In 2000, Florida’s voters approved a constitutional amendment requiring the state to build a bullet train system spanning the state. Construction was supposed to start next month, but lawmakers are balking at the high cost.

“I would much prefer to deal with the Tampa Bay area, the central Florida area, the South Florida area and Jacksonville on regional transportation solutions than build a high-speed rail program that will cost billions and won’t solve the problems that every day Floridians have to face,” Bush said.

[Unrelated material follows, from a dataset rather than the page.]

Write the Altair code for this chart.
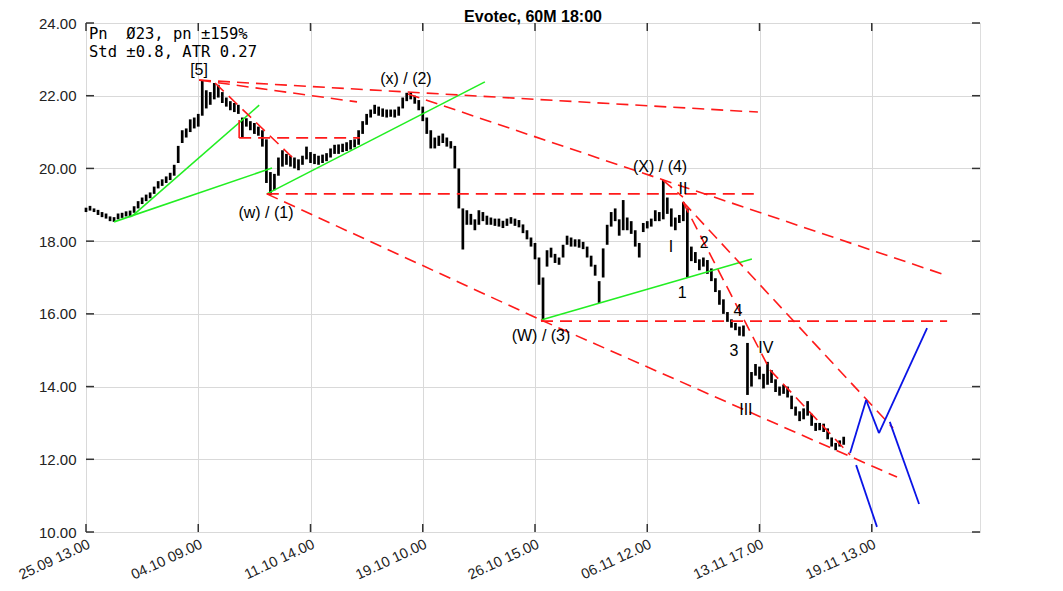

The average trip during Orlando’s rush hour takes nearly 32 percent longer than it should if the driver were on a non-congested road, according to a report released in early October by the Texas Transportation Institute at Texas A&M University. Orlando tied with Tampa for 23rd-worst among the 75 cities studied.

Orange County voters historically have been hostile to paying for transportation improvements, repeatedly rejecting measures for roads and light rail.

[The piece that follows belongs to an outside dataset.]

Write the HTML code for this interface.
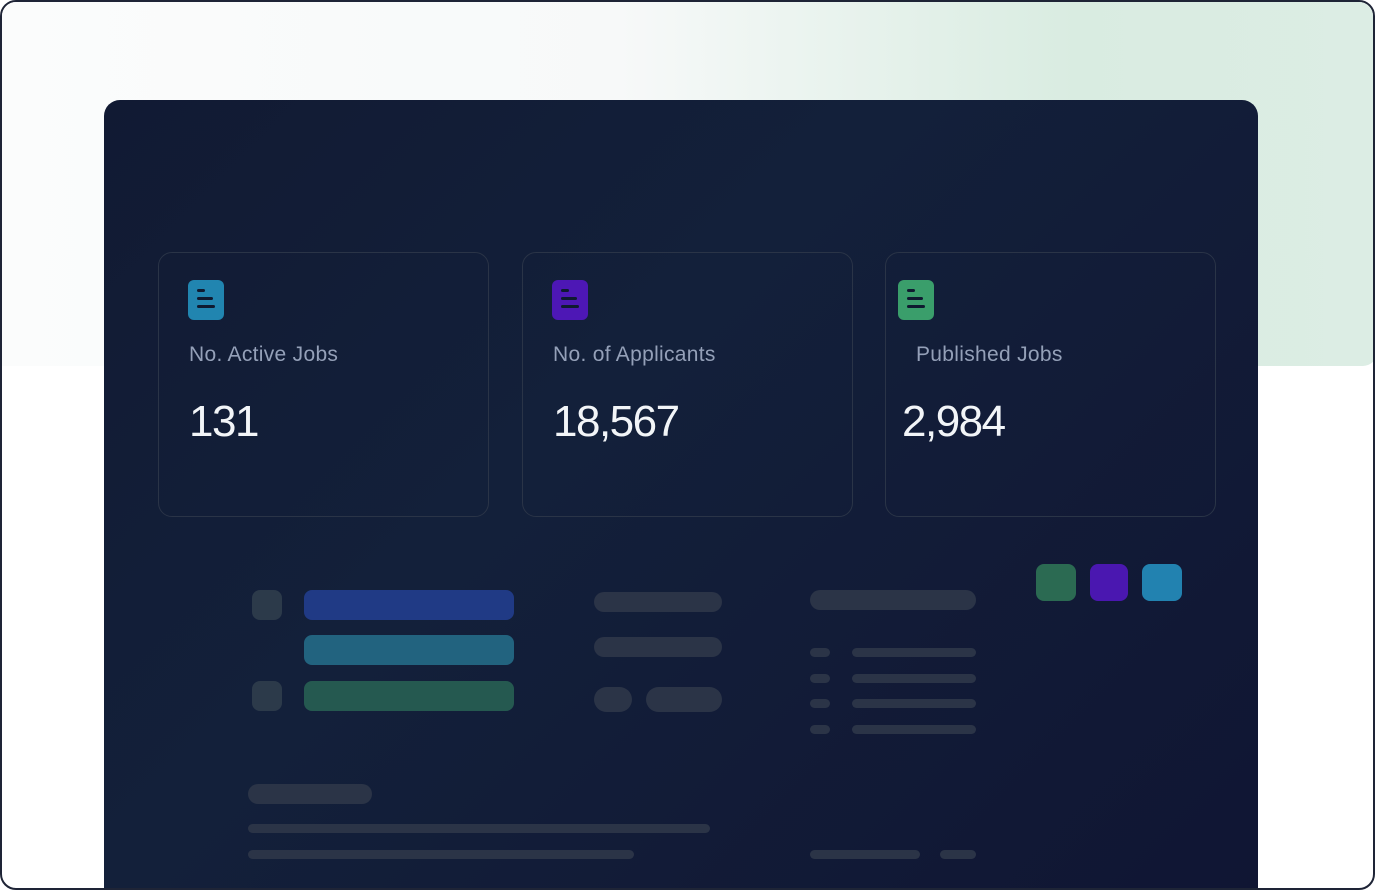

But in the last 20 years, the county’s population has doubled to the U.S. Census Bureau’s 2002 estimate of 946,484, prompting a local traffic expert to claim that Mobility 20/20 is less about solving problems and more about preventing disaster.

“It will just prevent deterioration of the system,” said Essem Radwan, executive director of the Center for Advanced Transportation Systems Simulation at the University of Central Florida. “If you don’t do it, you’re going to stifle economic development.”

Mobility 20/20 backers agree with warnings like these, which is why the county’s business community, including Disney, every city within Orange County, police and firefighters’ organizations and both political parties supported the measure.

“It is an issue we’re going to have to address over the next 20 years,” said Orlando Mayor Buddy Dyer, one of many elected officials who backed the proposal.

“Voters looked at the plan and thought it was an absolute disaster,” said Guetzloe.

No problems were reported in the county’s 250 polling stations, said county elections supervisor, Bill Cowles.

Turnout was heavier than expected, possibly topping 30 percent of the county’s 433,233 registered voters. Approximately 20,000 absentee votes were cast, Cowles said. The results of those ballots were important because Mobility 20/20’s backers blitzed the electorate with a mail campaign encouraging people to vote absentee and providing the necessary paperwork for mailing into the county elections office.

The Phoenix Connection

The parallel to Orange County’s current plight and its proposed solution can be found in another sprawling metropolitan area in a low-tax Sun-Belt state trying to cope with a population boom: Phoenix, AZ.

Substitute Florida’s lakes for the desert’s mountains, and the regions are very similar, down to the massive housing developments sprouting on the cities’ fringes that encourage cars as the primary form of transportation at the expense of other alternatives.

Phoenix’s freeway system was sadly lacking for much of the latter half of the 20th century. Interstate 10, supposedly connecting Jacksonville, FL, and San Diego, ended in distant farm fields barely in sight of the city’s skyscrapers.

In 1985 — with metro Phoenix’s population pushing 1.6 million, close to present-day metro Orlando — a half-cent sales tax was passed by Maricopa County voters.

The Phoenix area is now laced with nearly 100 mi. of wide freeways, some bearing paintings of Native American figures in tribute to the first Arizonans and another decorated with whimsical sculptures, such as an oversized teapot.

But traffic is still a problem; Phoenix has the nation’s ninth-worst traffic congestion according to the Texas A&M study. That’s because the highways opened up to development areas that were once just desert.

Mobility 20/20 acts a growth management tool by not building new roads to nowhere where, all of a sudden, subdivisions can spring up,” said Rick Walsh, of Orlando-based Darden Restaurants Inc., which owns Red Lobster and Olive Garden chains. “If this included a whole bunch of brand new roads, then I’d say you have a foundation to start talking about this not being growth management.”